Yuichi Mizutani, who was arrested Monday in connection with the kidnapping of a 7-year-old boy, was partying with a geisha at a bar in Kobe’s hot spring resort of Arima when investigators asked him to voluntarily accompany them for questioning, police said.
While he was partying, Hyogo Prefectural Police found a surgical mask and other evidence that had been captured on a surveillance camera at a bank where he allegedly withdrew part of the ransom.
He was wearing a “yukata” kimono when police found him, they said.
Investigators said Mizutani arrived at an inn in the resort by taxi at around 5:30 p.m. Monday. He was apparently in a good mood and checked in at the resort using an alias. He did not have a reservation.
Mizutani said he asked one of the waitresses at the inn to call in a young geisha, which cost him some 17,000 yen for two hours, and had two beers and six small bottles of sake.
“It is my first visit to Kobe. I’ve always wanted to stay at Arima,” police quoted him as telling the geisha.

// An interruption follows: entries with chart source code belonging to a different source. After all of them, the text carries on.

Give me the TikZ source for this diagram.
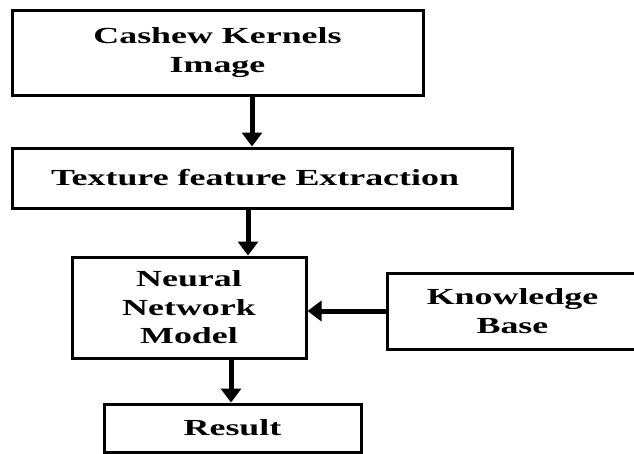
\documentclass[tikz,border=0pt]{standalone}
\usepackage{fontspec}
\setmainfont{Liberation Serif}[FakeStretch=1.56]
\usetikzlibrary{arrows.meta}
\begin{document}
\begin{tikzpicture}[x=1pt,y=-1pt,
  box/.style={draw=black, line width=3pt, fill=white, rectangle, inner sep=0pt,
    align=center, font=\fontsize{23}{28.5}\selectfont\bfseries},
  arr/.style={line width=5pt, -{Triangle[length=14pt,width=20pt]}}]
\useasboundingbox[fill=white] (0,0) rectangle (634,453);
\node[box, minimum width=411pt, minimum height=85pt] (b1) at (217.5,52.5) {Cashew Kernels\\Image};
\node[box, minimum width=500pt, minimum height=60pt] (b2) at (262,178) {\hspace*{-14pt}Texture feature Extraction};
\node[box, minimum width=234pt, minimum height=101pt] (nn) at (189,307.5) {Neural\\Network\\Model};
\node[box, minimum width=251pt, minimum height=76pt] (kb) at (512.5,311) {Knowledge\\Base};
\node[box, minimum width=257pt, minimum height=48pt] (res) at (232.5,428) {Result};
\coordinate (x1) at (252,0);
\coordinate (x2) at (248,0);
\coordinate (x4) at (231,0);
\coordinate (y3) at (0,311);
\draw[arr] (b1.south -| x1) -- (b2.north -| x1);
\draw[arr] (b2.south -| x2) -- (nn.north -| x2);
\draw[arr] (kb.west |- y3) -- (nn.east |- y3);
\draw[arr] (nn.south -| x4) -- (res.north -| x4);
\end{tikzpicture}
\end{document}
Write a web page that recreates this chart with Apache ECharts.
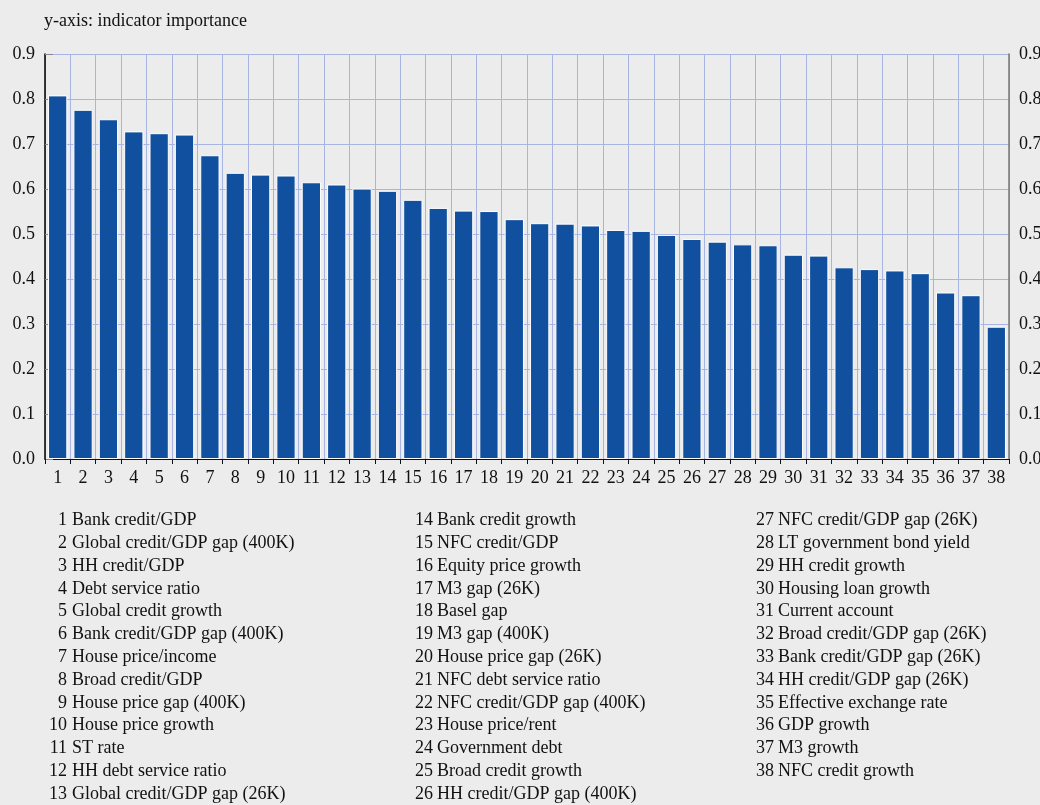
<!DOCTYPE html>
<html><head><meta charset="utf-8">
<script src="https://cdn.jsdelivr.net/npm/echarts@6/dist/echarts.min.js"></script>
<style>html,body{margin:0;padding:0;background:#ececec;overflow:hidden;}#c{width:1040px;height:805px;}</style>
</head><body><div id="c"></div>
<script>
const categories = ['1','2','3','4','5','6','7','8','9','10','11','12','13','14','15','16','17','18','19','20','21','22','23','24','25','26','27','28','29','30','31','32','33','34','35','36','37','38'];
const importance = [0.808,0.776,0.755,0.728,0.724,0.721,0.675,0.636,0.632,0.630,0.615,0.610,0.601,0.596,0.576,0.558,0.552,0.551,0.533,0.524,0.523,0.519,0.509,0.507,0.498,0.489,0.483,0.477,0.475,0.454,0.452,0.426,0.422,0.419,0.413,0.370,0.364,0.294];
const indicatorNames = ['Bank credit/GDP','Global credit/GDP gap (400K)','HH credit/GDP','Debt service ratio','Global credit growth','Bank credit/GDP gap (400K)','House price/income','Broad credit/GDP','House price gap (400K)','House price growth','ST rate','HH debt service ratio','Global credit/GDP gap (26K)','Bank credit growth','NFC credit/GDP','Equity price growth','M3 gap (26K)','Basel gap','M3 gap (400K)','House price gap (26K)','NFC debt service ratio','NFC credit/GDP gap (400K)','House price/rent','Government debt','Broad credit growth','HH credit/GDP gap (400K)','NFC credit/GDP gap (26K)','LT government bond yield','HH credit growth','Housing loan growth','Current account','Broad credit/GDP gap (26K)','Bank credit/GDP gap (26K)','HH credit/GDP gap (26K)','Effective exchange rate','GDP growth','M3 growth','NFC credit growth'];
const yTicks = {min:0, max:0.9, interval:0.1};
const titleText = 'y-axis: indicator importance';

const FONT = '"Liberation Serif","Times New Roman",serif';
const chart = echarts.init(document.getElementById('c'));

const colNumRight = [67, 433, 774];
const colNameLeft = [72, 437, 778];
const rowTop = 520.5, rowStep = 22.8, perCol = 13;
const legendEls = [];
indicatorNames.forEach((n, i) => {
  const col = Math.floor(i / perCol), row = i % perCol;
  const y = rowTop + row * rowStep;
  legendEls.push({type:'text', x:colNumRight[col], y:y, style:{text:String(i+1), font:'18px '+FONT, fill:'#111', align:'right', verticalAlign:'middle'}});
  legendEls.push({type:'text', x:colNameLeft[col], y:y, style:{text:n, font:'18px '+FONT, fill:'#111', align:'left', verticalAlign:'middle'}});
});
legendEls.push({type:'text', x:44, y:21, style:{text:titleText, font:'18px '+FONT, fill:'#111', align:'left', verticalAlign:'middle'}});

const yAxisCommon = {
  type:'value', min:yTicks.min, max:yTicks.max, interval:yTicks.interval,
  axisLabel:{formatter:v=>v.toFixed(1), fontFamily:FONT, fontSize:18, color:'#111', margin:10},
  axisTick:{show:true, inside:true, length:8, lineStyle:{color:'#888'}},
};
chart.setOption({
  backgroundColor:'#ececec',
  animation:false,
  grid:{left:45, right:31, top:54, bottom:346, containLabel:false, outerBoundsMode:'none'},
  xAxis:{type:'category', data:categories,
    axisLine:{show:true, lineStyle:{color:'#111', width:1}},
    axisTick:{show:true, length:5, lineStyle:{color:'#111'}},
    axisLabel:{fontFamily:FONT, fontSize:18, color:'#111', margin:10, interval:0},
    splitLine:{show:true, lineStyle:{color:'#a8b4e4', width:1}}},
  yAxis:[
    Object.assign({}, yAxisCommon, {position:'left',
      axisLine:{show:true, lineStyle:{color:'#000', width:1.5}},
      splitLine:{show:true, lineStyle:{color:'#a8b4e4', width:1}}}),
    Object.assign({}, yAxisCommon, {position:'right',
      axisLine:{show:true, lineStyle:{color:'#777', width:1.5}},
      axisTick:{show:false},
      splitLine:{show:false}})
  ],
  series:[{type:'bar', data:importance, yAxisIndex:0, barCategoryGap:'24%',
    itemStyle:{color:'#11509f', borderColor:'#ffffff', borderWidth:1}}],
  graphic:legendEls
});
</script></body></html>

Later in the evening, Mizutani and the geisha went to a pub near Arima Onsen Station. on the Kobe Electric Railway Co. and ordered a bottle of brandy that cost 20,000 yen, police said.
Meanwhile, Hyogo police placed about 300 officers to keep watch on automated teller machines in Osaka and Kobe after Kanagawa police notified them that the kidnapper might be in the Kansai region, they said.
Anticipating that the kidnapper might visit the well-known Arima resort with a lot of money, police sent about 30 investigators to thoroughly search the area.
At the time Mizutani left the inn to go to the pub, three investigators arrived. One of them tailed Mizutani, they said.
The landlady led the other two to Mizutani’s room, where they found a pair of jeans and a jacket that resembled those shown in the video, police said. The two contacted other police officers for help and found a surgical mask, sunglasses and two cellular phones.
When investigators asked the kidnapped boy’s father to call the phone number that one of the suspects gave him, one of the two phones rang, police said.
Ten investigators went to the pub and accompanied Mizutani, who had 1.59 million yen in cash with him, to the nearby Arima Police Station, where he admitted the allegations, they said.
Giichi Horigome, one of the two men arrested Monday over the kidnapping of 7-year-old Toru Akiyama, is said to have been upset at the situation involving the laundry shop he ran for his previous in-laws.
The shop Horigome was running used to take laundry to a dry-cleaning plant run by the boy’s grandfather — Horigome’s former father-in-law — friends of Horigome and the Akiyamas said Tuesday.
Horigome’s shop was previously run by his former wife, who was the sister of Toru’s grandfather. Horigome took over the shop after she died in August 1998, the sources said.
Horigome bore a grudge against the family because the Akiyamas did not allow him to own the land the shop stands on, they said.
Some sources said the land was worth 30 million yen, which is the same amount demanded as a ransom for the boy’s safe return.
The shop and the land are owned by Toru’s 88-year-old great-grandmother, the sources said.
One of Horigome’s friends said, “Horigome said (the Akiyamas) promised him that they would give him the shop if he took care of his sick former wife (before she died).” The couple divorced 10 years ago.
Prepaid cellular phones pose a threat to society because illegal foreign residents of Japan can use them to commit crimes, the chairman of the National Public Safety Commission said Tuesday.
This threat to society apparently came to light after two Japanese men were arrested for an alleged kidnapping in which such phones were used.
“They can be used easily by foreigners staying here illegally and it is a situation in which they are used for selling illegal drugs and for other crimes,” said Kosuke Hori, who concurrently serves as home affairs minister.
“It cannot be determined who is holding them, even when their numbers are known,” Hori told the House of Councilors Budget Committee. , adding that the phones do not require users to provide identification when they obtain them.
The discussion in the upper chamber was prompted by news of the arrests the same day of two Japanese men suspected of kidnapping a 7-year-old boy in Yokohama. One of the suspects used prepaid phones to communicate with the boy’s father.
Hori also said he intends to ask the Telecommunications Carriers Association, the phones’ manufacturers and the Posts and Telecommunications Ministry to come up with proposals on how to prevent the phones from being used to commit crimes.
“I would like to see research into all the angles and be told about what kind of methods can prevent (the devices) from being used for crimes,” he said.
During the same session, Posts and Telecommunications Minister Eita Yashiro called the rising incidence of abuse of the phones “a social problem.”
The discussion was prompted by a question from Toranosuke Katayama, a member of the ruling Liberal Democratic Party.